- Born: Taino Adrian Lopez April 11, 1977 (age 49) Fullerton, California, U.S.
- Education: North Carolina State University (dropped out)
- Occupation: Self-help promoter
- Known for: Creating and promoting '67 steps' business course Retail Ecommerce Ventures
- Website: www.tailopez.com

= Tai Lopez =

American self-help guru

Taino Adrian Lopez (born 1977) is an American self-help guru. Lopez went viral in 2015 for an advertisement for his online business course, in which he showed off a Lamborghini while also chastising materialism in favor of knowledge.

In 2019, Lopez co-founded the investment firm and holding company Retail Ecommerce Ventures, which acquired intellectual property of brick-and-mortar stores on the decline. It would be subject in 2025 to a lawsuit by the United States Securities and Exchange Commission alleging it was a Ponzi scheme following an investigation by the Federal Bureau of Investigation.

== Early life and education ==
Tai Lopez was born in Fullerton, California in 1977. His father, a body builder, was arrested for distributing cocaine. Lopez grew up in Long Beach, taking various odd jobs across the United States to earn money. He attended North Carolina State University for a semester before dropping out. From there, he worked in financial-services division of General Electric and had created several dating websites.

== Career ==
In 2014, he created an online business course named "67 Steps to Success", which he described as "learning the 67 steps to become a millionaire, how to live the good life and the grand theory of everything." The course, which cost $67 a month, was criticized for not allowing cancellations and promoting upselling. One of the advertisements for the course, "Here In My Garage,” which extolled the virtues of knowledge over materialism while also showing off his Lamborghini, became viral, prompting parodies and spoofs.
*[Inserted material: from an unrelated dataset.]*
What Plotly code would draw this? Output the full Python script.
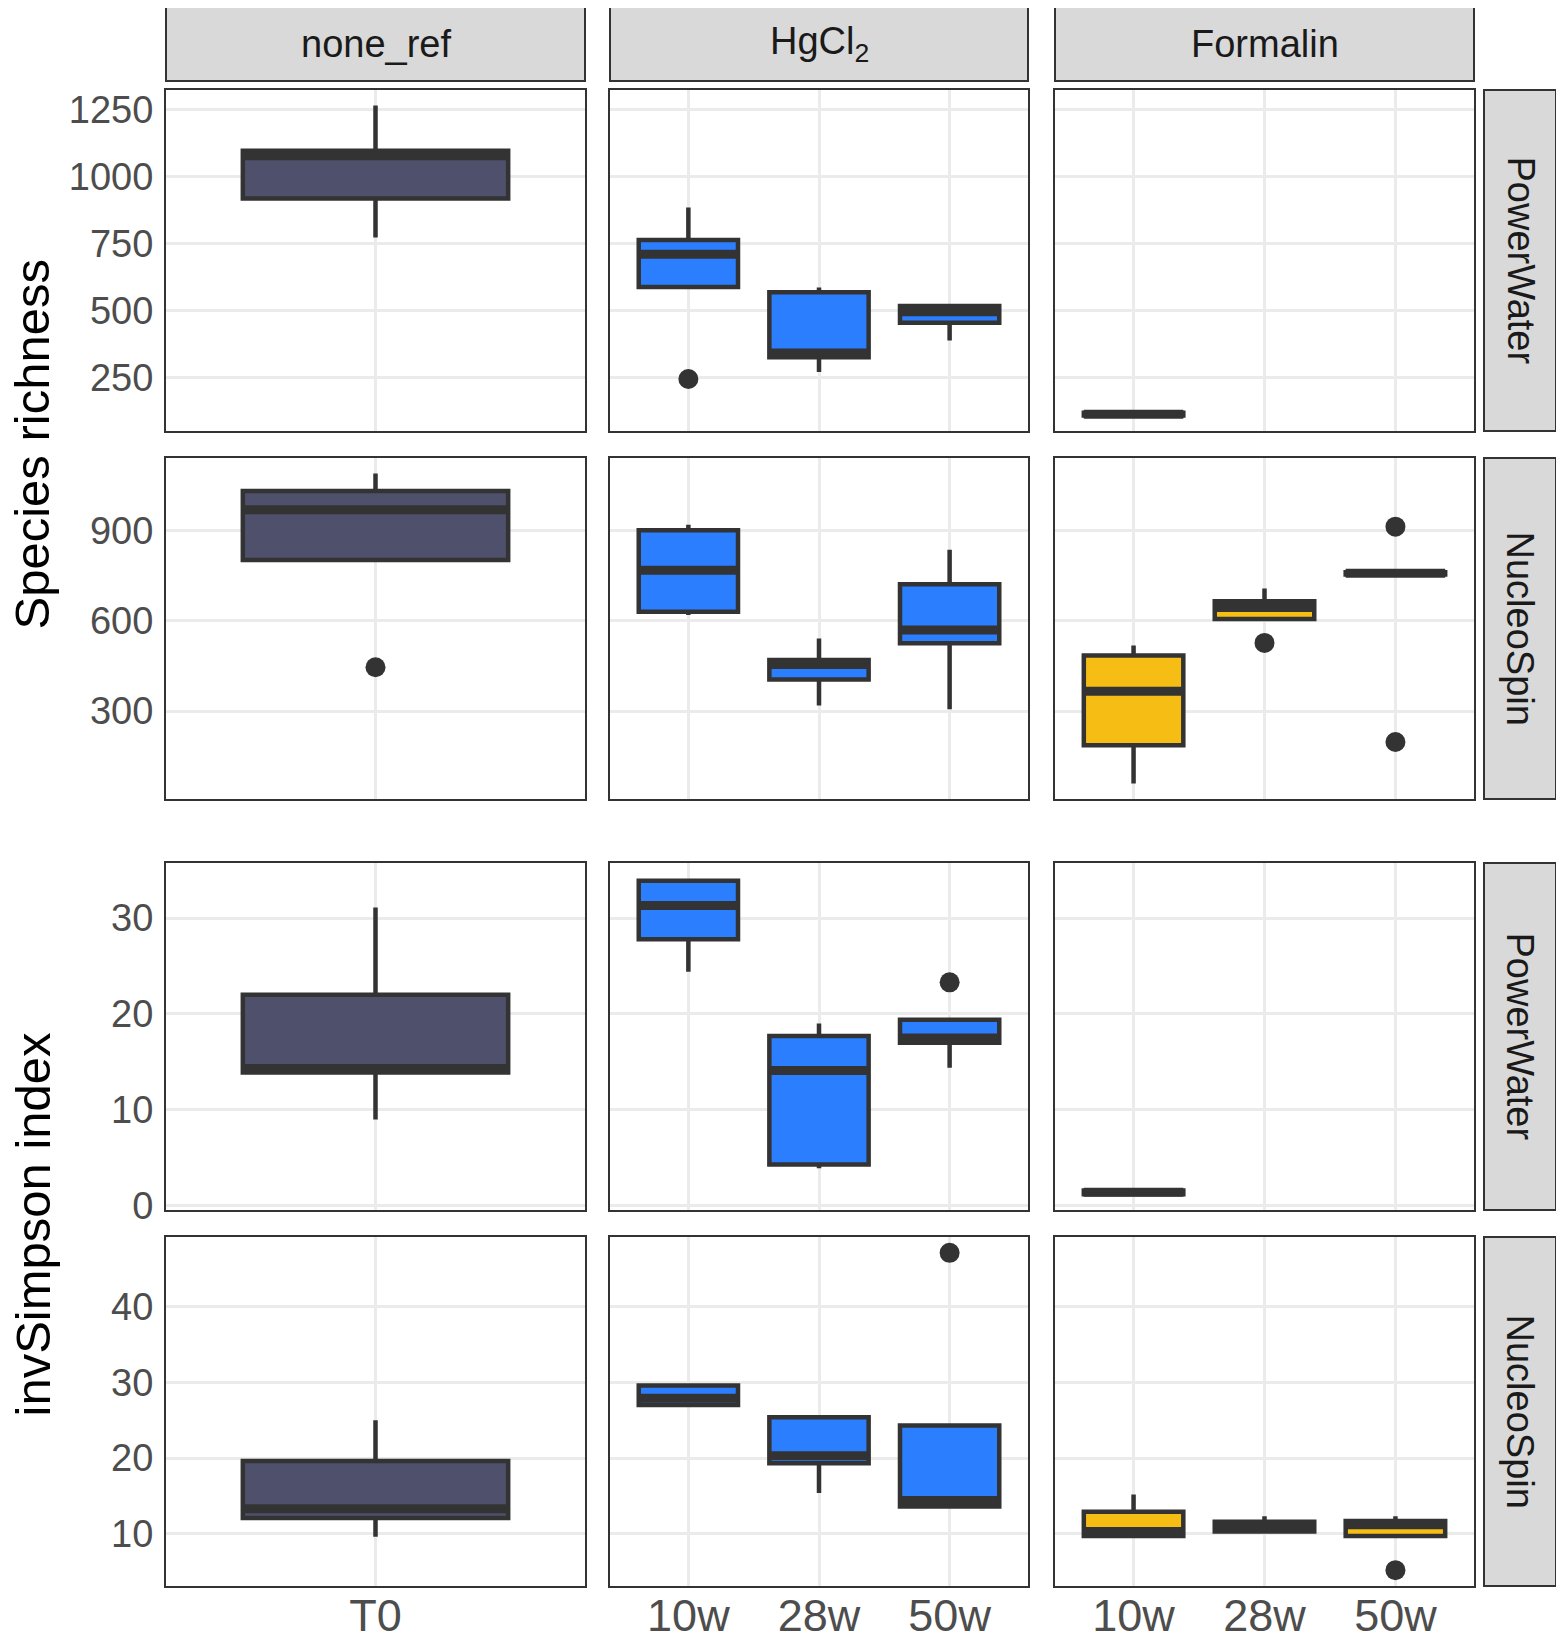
import plotly.graph_objects as go
from plotly.subplots import make_subplots

# the html page puts an 8px body margin around the figure
OFF = 8
W, H = 1564 - 2 * OFF, 1644 - 2 * OFF
FONT = "Liberation Sans, Arial, sans-serif"

PRESERVATIVES = ["none_ref", "HgCl<sub>2</sub>", "Formalin"]
KITS = ["PowerWater", "NucleoSpin", "PowerWater", "NucleoSpin"]
T0 = ["T0"]
WEEKS = ["10w", "28w", "50w"]
FILLS = ["#4F506B", "#2B7FFF", "#F6BE15"]

# box stats: (time, lower whisker, q1, median, q3, upper whisker)
rich_pw_none = [("T0", 774, 919, 1079, 1097, 1266)]
rich_pw_hgcl2 = [("10w", 589, 589, 711, 764, 886),
                 ("28w", 272, 327, 343, 570, 587),
                 ("50w", 390, 456, 497, 518, 518)]
rich_pw_formalin = [("10w", 110, 110, 115, 120, 120)]

rich_ns_none = [("T0", 803, 803, 970, 1033, 1091)]
rich_ns_hgcl2 = [("10w", 620, 631, 769, 902, 920),
                 ("28w", 319, 405, 455, 470, 542),
                 ("50w", 306, 526, 570, 722, 837)]
rich_ns_formalin = [("10w", 59, 186, 366, 485, 518),
                    ("28w", 607, 607, 645, 666, 708),
                    ("50w", 755, 755, 759, 762, 762)]

inv_pw_none = [("T0", 9.0, 13.9, 14.3, 22.0, 31.1)]
inv_pw_hgcl2 = [("10w", 24.4, 27.8, 31.3, 33.9, 34.1),
                ("28w", 3.9, 4.3, 14.1, 17.7, 19.0),
                ("50w", 14.4, 17.0, 17.5, 19.4, 19.4)]
inv_pw_formalin = [("10w", 1.2, 1.2, 1.4, 1.6, 1.6)]

inv_ns_none = [("T0", 9.6, 12.1, 13.3, 19.6, 25.0)]
inv_ns_hgcl2 = [("10w", 27.0, 27.0, 27.9, 29.6, 29.8),
                ("28w", 15.4, 19.3, 20.3, 25.4, 25.4),
                ("50w", 13.6, 13.6, 14.4, 24.3, 24.3)]
inv_ns_formalin = [("10w", 9.7, 9.7, 10.3, 12.9, 15.2),
                   ("28w", 10.2, 10.3, 11.0, 11.6, 12.3),
                   ("50w", 9.7, 9.7, 11.2, 11.7, 12.3)]

# outliers: (time, value)
rich_pw_hgcl2_out = [("10w", 246)]
rich_ns_none_out = [("T0", 446)]
rich_ns_formalin_out = [("28w", 527), ("50w", 914), ("50w", 197)]
inv_pw_hgcl2_out = [("50w", 23.3)]
inv_ns_hgcl2_out = [("50w", 47.1)]
inv_ns_formalin_out = [("50w", 5.2)]

panels = [
    [rich_pw_none, rich_pw_hgcl2, rich_pw_formalin],
    [rich_ns_none, rich_ns_hgcl2, rich_ns_formalin],
    [inv_pw_none, inv_pw_hgcl2, inv_pw_formalin],
    [inv_ns_none, inv_ns_hgcl2, inv_ns_formalin],
]
outliers = [
    [[], rich_pw_hgcl2_out, []],
    [rich_ns_none_out, [], rich_ns_formalin_out],
    [[], inv_pw_hgcl2_out, []],
    [[], inv_ns_hgcl2_out, inv_ns_formalin_out],
]
col_cats = [T0, WEEKS, WEEKS]
row_dtick = [250, 300, 10, 10]

# panel positions in screenshot pixels
COL_X = [(166, 585), (610, 1028), (1055, 1474)]
ROW_Y = [(90, 431), (458, 799), (863, 1210), (1237, 1586)]
TOP_STRIP = (7, 81)
RIGHT_STRIP = (1484, 1556)
BOX_W = 0.76


def fx(px):
    return (px - OFF) / W


def fy(py):
    return 1 - (py - OFF) / H


fig = make_subplots(rows=4, cols=3)

for r in range(4):
    vals = []
    for c in range(3):
        for row in panels[r][c]:
            vals += row[1:]
        vals += [o[1] for o in outliers[r][c]]
    lo, hi = min(vals), max(vals)
    pad = (hi - lo) * 0.05
    yrange = [lo - pad, hi + pad]

    for c in range(3):
        cats = col_cats[c]
        stats = panels[r][c]
        xs = [cats.index(s[0]) for s in stats]
        fig.add_trace(go.Box(
            x=xs,
            lowerfence=[s[1] for s in stats],
            q1=[s[2] for s in stats],
            median=[s[3] for s in stats],
            q3=[s[4] for s in stats],
            upperfence=[s[5] for s in stats],
            width=BOX_W, whiskerwidth=0, boxpoints=False,
            fillcolor=FILLS[c], line=dict(color="#333333", width=4.5),
            showlegend=False,
        ), row=r + 1, col=c + 1)

        # thick median bar as in ggplot
        mx, my = [], []
        for x, s in zip(xs, stats):
            mx += [x - BOX_W / 2, x + BOX_W / 2, None]
            my += [s[3], s[3], None]
        fig.add_trace(go.Scatter(
            x=mx, y=my, mode="lines",
            line=dict(color="#333333", width=9),
            showlegend=False, hoverinfo="skip",
        ), row=r + 1, col=c + 1)

        if outliers[r][c]:
            fig.add_trace(go.Scatter(
                x=[cats.index(o[0]) for o in outliers[r][c]],
                y=[o[1] for o in outliers[r][c]],
                mode="markers",
                marker=dict(color="#333333", size=20),
                showlegend=False,
            ), row=r + 1, col=c + 1)

        x0, x1 = COL_X[c]
        y0, y1 = ROW_Y[r]
        fig.update_xaxes(
            domain=[fx(x0), fx(x1)],
            range=[-0.6, len(cats) - 0.4],
            tickvals=list(range(len(cats))), ticktext=cats,
            showticklabels=(r == 3),
            row=r + 1, col=c + 1,
        )
        fig.update_yaxes(
            domain=[fy(y1), fy(y0)],
            range=yrange, tick0=0, dtick=row_dtick[r],
            showticklabels=(c == 0),
            row=r + 1, col=c + 1,
        )

fig.update_xaxes(
    showgrid=True, gridcolor="#EBEBEB", gridwidth=3, zeroline=False,
    showline=True, mirror=True, linecolor="#333333", linewidth=2,
    ticks="", ticklabelstandoff=-11, automargin=False,
    tickfont=dict(family=FONT, size=45, color="#4D4D4D"),
)
fig.update_yaxes(
    showgrid=True, gridcolor="#EBEBEB", gridwidth=3, zeroline=False,
    showline=True, mirror=True, linecolor="#333333", linewidth=2,
    ticks="", ticklabelstandoff=3, automargin=False,
    tickfont=dict(family=FONT, size=38, color="#4D4D4D"),
)

shapes = []
annotations = []
for c, name in enumerate(PRESERVATIVES):
    x0, x1 = COL_X[c]
    shapes.append(dict(type="rect", xref="paper", yref="paper",
                       x0=fx(x0), x1=fx(x1), y0=fy(TOP_STRIP[1]), y1=fy(TOP_STRIP[0]),
                       fillcolor="#D9D9D9", line=dict(color="#333333", width=2), layer="below"))
    annotations.append(dict(text=name, xref="paper", yref="paper",
                            x=fx((x0 + x1) / 2), y=fy(sum(TOP_STRIP) / 2),
                            xanchor="center", yanchor="middle",
                            showarrow=False, font=dict(family=FONT, size=38, color="#1A1A1A")))

for r, kit in enumerate(KITS):
    y0, y1 = ROW_Y[r]
    shapes.append(dict(type="rect", xref="paper", yref="paper",
                       x0=fx(RIGHT_STRIP[0]), x1=fx(RIGHT_STRIP[1]), y0=fy(y1), y1=fy(y0),
                       fillcolor="#D9D9D9", line=dict(color="#333333", width=2), layer="below"))
    annotations.append(dict(text=kit, xref="paper", yref="paper",
                            x=fx(sum(RIGHT_STRIP) / 2), y=fy((y0 + y1) / 2), textangle=90,
                            xanchor="center", yanchor="middle",
                            showarrow=False, font=dict(family=FONT, size=38, color="#1A1A1A")))

annotations.append(dict(text="Species richness", xref="paper", yref="paper",
                        x=fx(32), y=fy((ROW_Y[0][0] + ROW_Y[1][1]) / 2), textangle=-90,
                        xanchor="center", yanchor="middle",
                        showarrow=False, font=dict(family=FONT, size=49, color="#000000")))
annotations.append(dict(text="invSimpson index", xref="paper", yref="paper",
                        x=fx(32), y=fy((ROW_Y[2][0] + ROW_Y[3][1]) / 2), textangle=-90,
                        xanchor="center", yanchor="middle",
                        showarrow=False, font=dict(family=FONT, size=49, color="#000000")))

fig.update_layout(
    width=W, height=H,
    margin=dict(l=0, r=0, t=0, b=0),
    paper_bgcolor="white", plot_bgcolor="white",
    showlegend=False,
    shapes=shapes, annotations=annotations,
    font=dict(family=FONT),
)

fig.write_html("out.html")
Lopez also hosted influencer parties at a Beverly Hills mansion; billionaire Mark Cuban visited Lopez one time in 2015. In early 2022, Lopez launched a line of NFTs, which critics alleged involved siphoning out funds as soon as an NFT was minted.

During the late 2000s, Lopez met Alex Mehr, a co-founder of the dating app Zoosk. Mehr and Lopez initially collaborated by creating MentorBox, a book shipping club, in 2016, but in November 2019, the two founded Retail Ecommerce Ventures, with Lopez serving as the chief executive officer. The company was an investment firm and holding company which sought to pay "discount prices" for the intellectual property of declining brands with brick-and-mortar stores. Using this strategy, the company acquired companies such as Pier 1 Imports, Radio Shack, and Modell's Sporting Goods. To finance these acquisitions, the company raised $230 million from at least 660 investors. However, the payments to investors stopped by December 2022.

== Legal issues ==
On September 22, 2025, the United States Securities and Exchange Commission (SEC) filed a lawsuit against Ecommerce Ventures, alleging that the company was a $112 million Ponzi scheme. They stated that many of the companies run by Ecommerce Ventures were highly unprofitable, causing Lopez to use new investor's funds to pay older investors. They also alleged that Mehr and Lopez embezzled tens of millions of dollars for personal uses. The chief operating officer and cousin to Lopez, Maya Burkenroad, was also accused in the lawsuit of aiding in the crimes of Lopez and Mehr and significantly misrepresenting her work experience. The Federal Bureau of Investigation started contacting investors as part of a criminal investigation, although no charges have been filed as of February 2026. The case was administratively closed while the parties pursued a settlement. In March 2026, the SEC and the three defendants told the court they remained in "active and detailed" settlement negotiations, which had included Zoom presentations and document production reviewed by SEC staff. By July 2026, the SEC reported that it had reached agreement with Mehr and Burkenroad on "all the core terms" and had "finalized a significant portion of the key elements" of a consent judgment with Lopez, with one issue outstanding. Any settlement would require approval by the SEC commissioners in Washington, D.C., and entry by the court.